Unbound size of discovery
Gregory Szorc
gregory.szorc at gmail.com
Mon Jun 30 18:20:27 CDT 2014
The size of the wire protocol payload for discovery requests and
responses is proportional to the number of heads in the peer
repositories. For esoteric repositories, such as Mozilla's Try
repository which grows to over 10,000 heads before it is reset, we can
see discovery response payloads grow to over 1 MB! We've also brushed up
against default HTTP server limits. Mozilla has hit both HTTP header
size and count limits due to x-hgarg-n headers during discovery.
Fortunately, we operate our own servers, so we can increase the limits.
But sometimes there is a load balancer or security device between your
Mercurial server and your users (e.g. EC2 - although I'm not sure ELB
imposes such limits).
This kind of unbounded growth is not good for scalability and
performance. It may rule out Mercurial as a solution for you.

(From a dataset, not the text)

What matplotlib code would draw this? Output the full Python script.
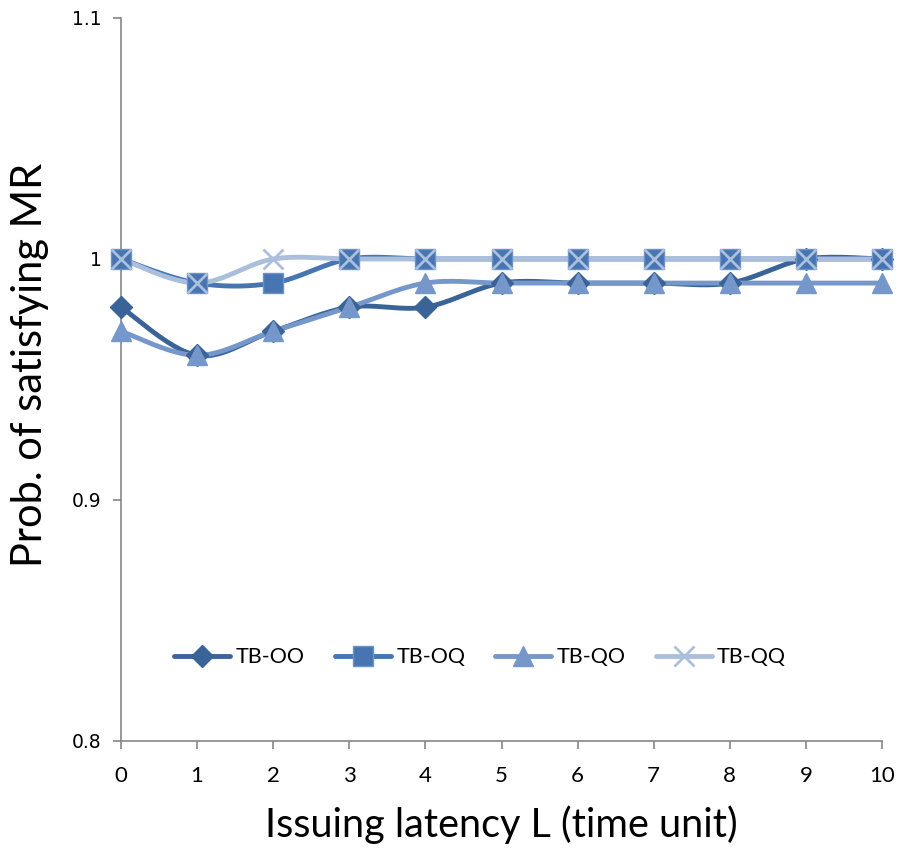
import numpy as np
import matplotlib
matplotlib.use("Agg")
from matplotlib import pyplot as plt
from matplotlib.lines import Line2D

latency = list(range(11))
tb_oo = [0.98, 0.96, 0.97, 0.98, 0.98, 0.99, 0.99, 0.99, 0.99, 1.0, 1.0]
tb_oq = [1.0, 0.99, 0.99, 1.0, 1.0, 1.0, 1.0, 1.0, 1.0, 1.0, 1.0]
tb_qo = [0.97, 0.96, 0.97, 0.98, 0.99, 0.99, 0.99, 0.99, 0.99, 0.99, 0.99]
tb_qq = [1.0, 0.99, 1.0, 1.0, 1.0, 1.0, 1.0, 1.0, 1.0, 1.0, 1.0]
names = ["TB-OO", "TB-OQ", "TB-QO", "TB-QQ"]
y_ticks = [0.8, 0.9, 1.0, 1.1]
y_tick_labels = ["0.8", "0.9", "1", "1.1"]


def smooth(x, y, n=30):
    # excel-like smoothed line (bezier through the points)
    x = np.asarray(x, float)
    y = np.asarray(y, float)
    px = np.concatenate([[x[0]], x, [x[-1]]])
    py = np.concatenate([[y[0]], y, [y[-1]]])
    xs, ys = [], []
    t = np.linspace(0, 1, n)
    for i in range(1, len(px) - 2):
        p0 = np.array([px[i], py[i]])
        p3 = np.array([px[i + 1], py[i + 1]])
        p1 = p0 + (np.array([px[i + 1], py[i + 1]]) - np.array([px[i - 1], py[i - 1]])) / 6
        p2 = p3 - (np.array([px[i + 2], py[i + 2]]) - np.array([px[i], py[i]])) / 6
        b = ((1 - t) ** 3)[:, None] * p0 + (3 * (1 - t) ** 2 * t)[:, None] * p1 \
            + (3 * (1 - t) * t ** 2)[:, None] * p2 + (t ** 3)[:, None] * p3
        xs.extend(b[:, 0])
        ys.extend(b[:, 1])
    return xs, ys


fig = plt.figure(figsize=(8.99, 8.48), dpi=100)
ax = fig.add_axes([0.1346, 0.1262, 0.8465, 0.8526])

styles = [
    dict(color="#3a6497", marker="D", ms=11, mec="#3a6497"),
    dict(color="#4675b2", marker="s", ms=14, mec="#6f93c6"),
    dict(color="#7597c9", marker="^", ms=15, mec="#7597c9"),
    dict(color="#abbfdd", marker="x", ms=14, mec="#abbfdd", mew=2),
]
series = [tb_oo, tb_oq, tb_qo, tb_qq]

handles = []
for vals, st, nm in zip(series, styles, names):
    sx, sy = smooth(latency, vals)
    ax.plot(sx, sy, color=st["color"], lw=3.5, solid_capstyle="round", zorder=2)
    ax.plot(latency, vals, ls="none", marker=st["marker"], ms=st["ms"],
            color=st["color"], mec=st["mec"], mew=st.get("mew", 1), zorder=3,
            clip_on=False)
    handles.append(Line2D([], [], color=st["color"], lw=3.5, marker=st["marker"],
                          ms=st["ms"], mec=st["mec"], mew=st.get("mew", 1),
                          solid_capstyle="round"))

ax.set_xlim(0, 10)
ax.set_ylim(0.8, 1.1)
ax.set_xticks(latency)
ax.set_xticklabels([str(v) for v in latency], fontfamily="Lato", fontsize=16)
ax.set_yticks(y_ticks)
ax.set_yticklabels(y_tick_labels, fontfamily="DejaVu Sans", fontsize=13.5)

for s in ["top", "right"]:
    ax.spines[s].set_visible(False)
for s in ["left", "bottom"]:
    ax.spines[s].set_color("#868686")
    ax.spines[s].set_linewidth(1.2)
ax.tick_params(axis="both", direction="out", length=6, width=1.2, color="#868686")
ax.tick_params(axis="x", pad=12)
ax.tick_params(axis="y", pad=8)

ax.set_xlabel("Issuing latency L (time unit)", fontfamily="Lato", fontsize=28.5, labelpad=14)
ax.set_ylabel("Prob. of satisfying MR", fontfamily="Lato", fontsize=30, va="center")
ax.yaxis.set_label_coords(-0.12, 0.52)

ax.legend(handles, names, loc="center", bbox_to_anchor=(0.472, 0.116), ncol=4,
          frameon=False, prop={"family": "Lato", "size": 15.5}, handlelength=2.6,
          columnspacing=1.4, handletextpad=0.25)

fig.savefig("out.png", dpi=100)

One idea I had was to limit returned heads to only public changesets.
Another is to allow servers to execute a config-defined revset as part
of calculating returned heads. These could likely result in clients
sending redundant changeset data to the remote. But for certain
scenarios (such as Mozilla's Try where nearly every head stems from a
public changeset), the redundancy should be negligible.
I've also had other crazy ideas such as having the client skip heads and
go straight to querying for existence of ancestors in the pushed
changeset(s).
Perhaps these modes of operation are influenced by a capability. e.g. if
a remote advertises its heads count, the client can make a determination
as to whether classical full-heads-based discovery is appropriate.
Before I get too far down the rabbit hole, I was curious what solutions
have been considered/attempted for dealing with this "discovery bloat."